Today, San Angelo looks more like Del Rio and then heads toward Presidio with increased warming up to 2.5 ºC. Amarillo looks more like the Lubbock area today and through 2.5 ºC (not sure you’d be able to tell the difference…). Texarkana heads south to the Houston area as it warms up to 2.5 ºC. I’m unable to show Houston because warmer temperatures place it out in the Gulf of Mexico with this approach (although, to a certain degree, with sea level rise, there is some truth to this…). I can’t do El Paso unless I dig up precipitation and temperature maps for Mexico. I would need a round of margaritas to do that.
Although this analysis is flawed in many ways (you really need to use climate modeling to address local conditions in the most accurate way), I think it is useful and perhaps more appropriate than the “look-liking” done by peering west. Water-wise, Texarkana seems resilient—looking like Houston (hydrologically speaking) isn’t such a bad thing (except for that humidity). However, DFW, Austin, and San Antonio looking more like Corpus Christi, and the Lower Rio Grande Valley would not be so good. Amarillo’s and San Angelo’s movements to the south don’t seem too bad, and Wichita Falls – if it looks more like Austin – might actually be an improvement (Keep Wichita Weird!).

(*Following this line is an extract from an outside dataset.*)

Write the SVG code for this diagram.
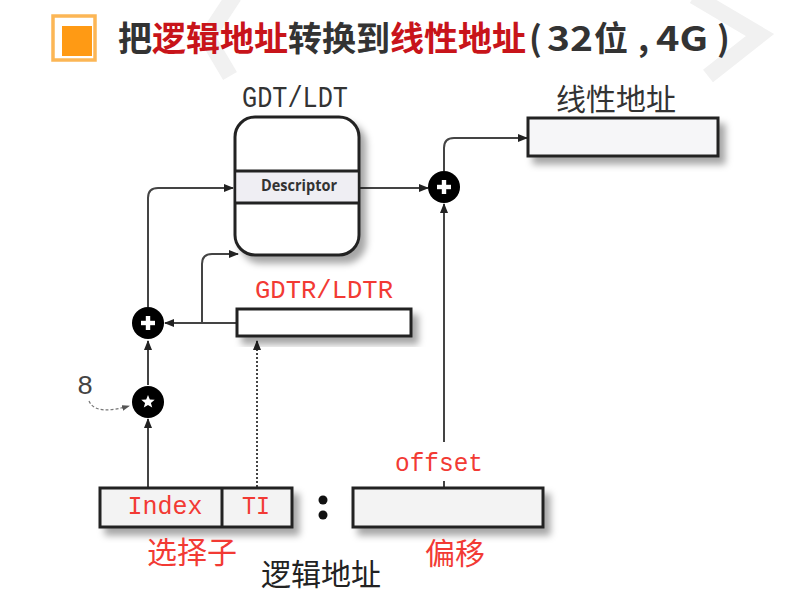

The central part of the state extending from DFW through San Antonio may simply be more sensitive to temperature changes than the eastern (already really wet) and western (already really dry) parts. Perhaps this sensitivity is a better way of designating the transition zone from the wetter east to the drier west. If that’s the case, then that transition area between 27 and 37 inches of rain always approximated the 98th (sorry, Mr. Powell). This also means that we should be more attentive to the vulnerabilities to water supplies in this region.